*What is required*. Answer with one number only: the number of lines that include the word "diagram".

*Rows*.
◇ ◇ ◇ ◇ ◇ ◇ ◇

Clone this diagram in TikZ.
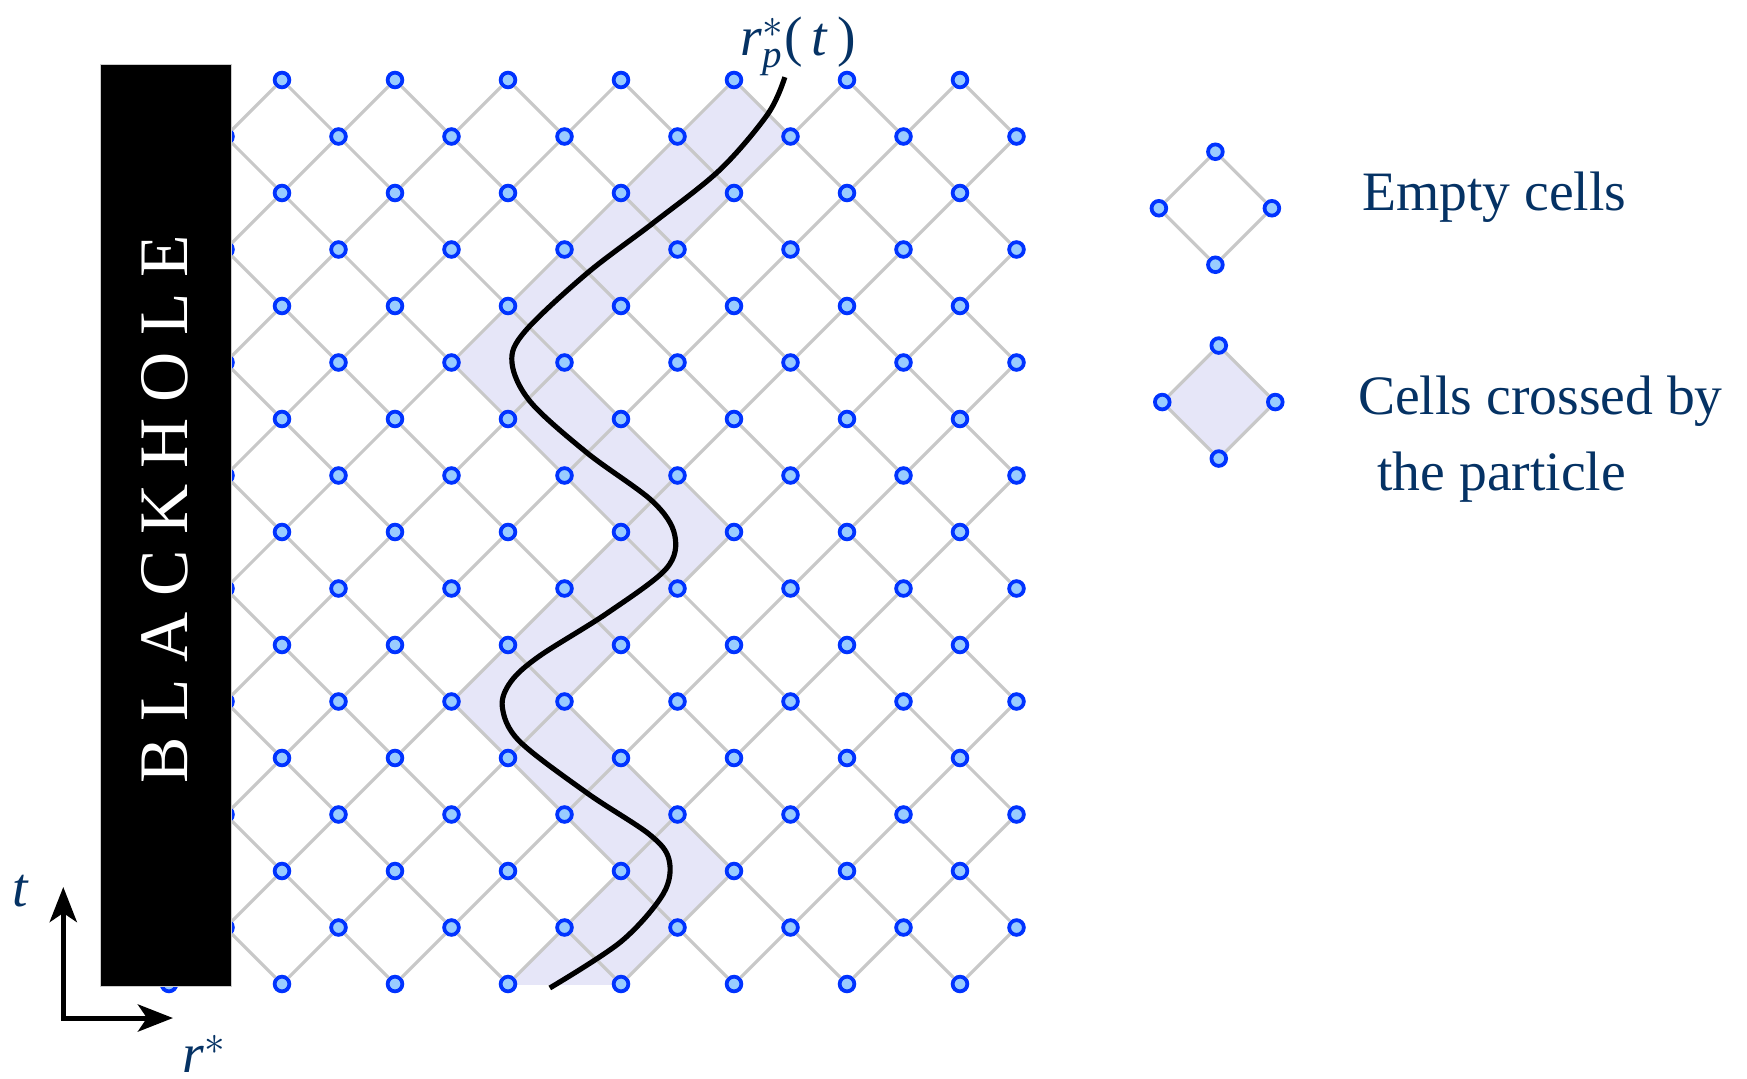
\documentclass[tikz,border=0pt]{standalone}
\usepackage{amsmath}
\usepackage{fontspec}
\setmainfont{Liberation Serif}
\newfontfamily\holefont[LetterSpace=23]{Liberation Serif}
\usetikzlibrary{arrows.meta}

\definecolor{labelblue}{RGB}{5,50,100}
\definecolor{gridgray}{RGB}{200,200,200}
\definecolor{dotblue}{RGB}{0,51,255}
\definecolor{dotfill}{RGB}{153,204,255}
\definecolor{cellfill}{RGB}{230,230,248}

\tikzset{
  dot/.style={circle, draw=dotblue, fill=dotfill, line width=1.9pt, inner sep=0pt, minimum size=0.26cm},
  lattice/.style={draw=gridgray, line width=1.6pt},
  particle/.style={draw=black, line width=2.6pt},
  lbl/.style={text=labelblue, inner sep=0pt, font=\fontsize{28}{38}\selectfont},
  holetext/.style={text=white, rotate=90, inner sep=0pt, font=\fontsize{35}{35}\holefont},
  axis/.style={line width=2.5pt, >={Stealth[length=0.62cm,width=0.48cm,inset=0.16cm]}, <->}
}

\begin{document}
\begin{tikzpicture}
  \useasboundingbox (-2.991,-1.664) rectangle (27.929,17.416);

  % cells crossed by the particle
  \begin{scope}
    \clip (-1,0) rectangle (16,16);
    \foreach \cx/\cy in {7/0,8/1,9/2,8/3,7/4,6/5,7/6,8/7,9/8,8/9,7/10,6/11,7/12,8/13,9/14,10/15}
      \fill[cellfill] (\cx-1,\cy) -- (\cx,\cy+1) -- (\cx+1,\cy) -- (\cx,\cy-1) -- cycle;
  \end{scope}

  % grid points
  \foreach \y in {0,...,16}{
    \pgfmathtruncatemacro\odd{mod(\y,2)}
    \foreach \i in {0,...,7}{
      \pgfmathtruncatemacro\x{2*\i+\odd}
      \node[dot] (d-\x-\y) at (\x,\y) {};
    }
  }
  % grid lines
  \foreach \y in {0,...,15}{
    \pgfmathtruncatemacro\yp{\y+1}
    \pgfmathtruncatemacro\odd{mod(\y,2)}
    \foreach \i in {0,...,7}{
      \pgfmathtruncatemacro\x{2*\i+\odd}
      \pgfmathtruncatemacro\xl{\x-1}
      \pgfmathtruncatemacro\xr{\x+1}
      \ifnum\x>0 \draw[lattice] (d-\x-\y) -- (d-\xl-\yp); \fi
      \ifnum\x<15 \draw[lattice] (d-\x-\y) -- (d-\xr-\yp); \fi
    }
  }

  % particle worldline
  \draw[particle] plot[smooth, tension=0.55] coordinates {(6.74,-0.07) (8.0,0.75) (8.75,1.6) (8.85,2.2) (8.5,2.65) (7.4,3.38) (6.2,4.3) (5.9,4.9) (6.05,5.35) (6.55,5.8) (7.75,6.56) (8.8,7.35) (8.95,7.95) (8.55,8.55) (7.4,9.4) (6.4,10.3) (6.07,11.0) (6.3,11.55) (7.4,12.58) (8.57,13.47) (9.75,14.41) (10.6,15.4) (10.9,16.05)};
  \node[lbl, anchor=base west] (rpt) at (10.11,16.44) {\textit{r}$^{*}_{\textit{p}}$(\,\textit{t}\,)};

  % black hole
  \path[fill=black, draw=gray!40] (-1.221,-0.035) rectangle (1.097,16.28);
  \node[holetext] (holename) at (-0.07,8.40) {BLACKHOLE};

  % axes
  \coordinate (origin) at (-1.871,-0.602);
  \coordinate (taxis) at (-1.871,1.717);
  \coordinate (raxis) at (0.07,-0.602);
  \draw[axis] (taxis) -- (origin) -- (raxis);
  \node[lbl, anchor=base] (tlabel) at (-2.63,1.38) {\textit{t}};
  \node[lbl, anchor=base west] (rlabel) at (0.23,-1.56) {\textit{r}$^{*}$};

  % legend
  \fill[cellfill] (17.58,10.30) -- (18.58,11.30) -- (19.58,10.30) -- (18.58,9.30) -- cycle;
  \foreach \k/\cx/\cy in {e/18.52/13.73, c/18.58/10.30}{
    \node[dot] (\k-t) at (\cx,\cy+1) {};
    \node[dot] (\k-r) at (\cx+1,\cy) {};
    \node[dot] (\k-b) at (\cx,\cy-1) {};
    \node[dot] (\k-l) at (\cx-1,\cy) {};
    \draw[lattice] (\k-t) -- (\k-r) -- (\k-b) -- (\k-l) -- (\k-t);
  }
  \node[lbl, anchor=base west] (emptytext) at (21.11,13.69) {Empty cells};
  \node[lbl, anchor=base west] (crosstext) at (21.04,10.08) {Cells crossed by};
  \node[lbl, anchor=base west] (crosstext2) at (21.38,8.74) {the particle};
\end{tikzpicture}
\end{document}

◇ ◇ ◇ ◇ ◇ ◇ ◇

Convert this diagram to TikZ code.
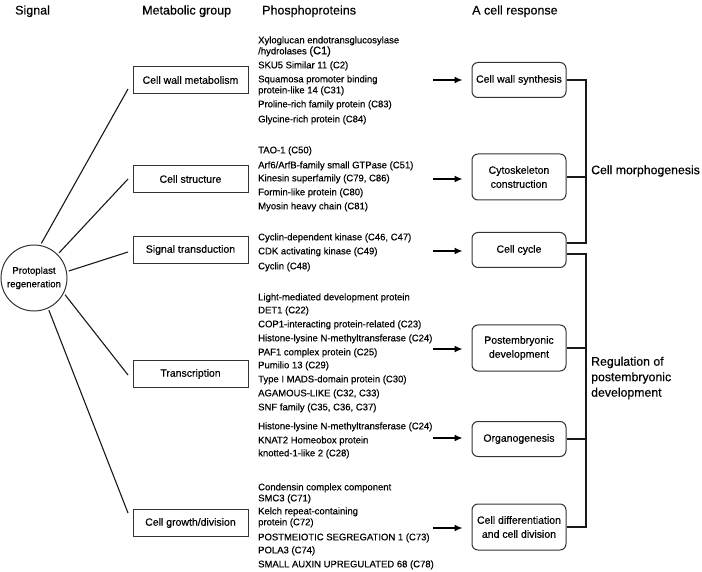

◇ ◇ ◇ ◇ ◇ ◇ ◇

*Worked answer*. 2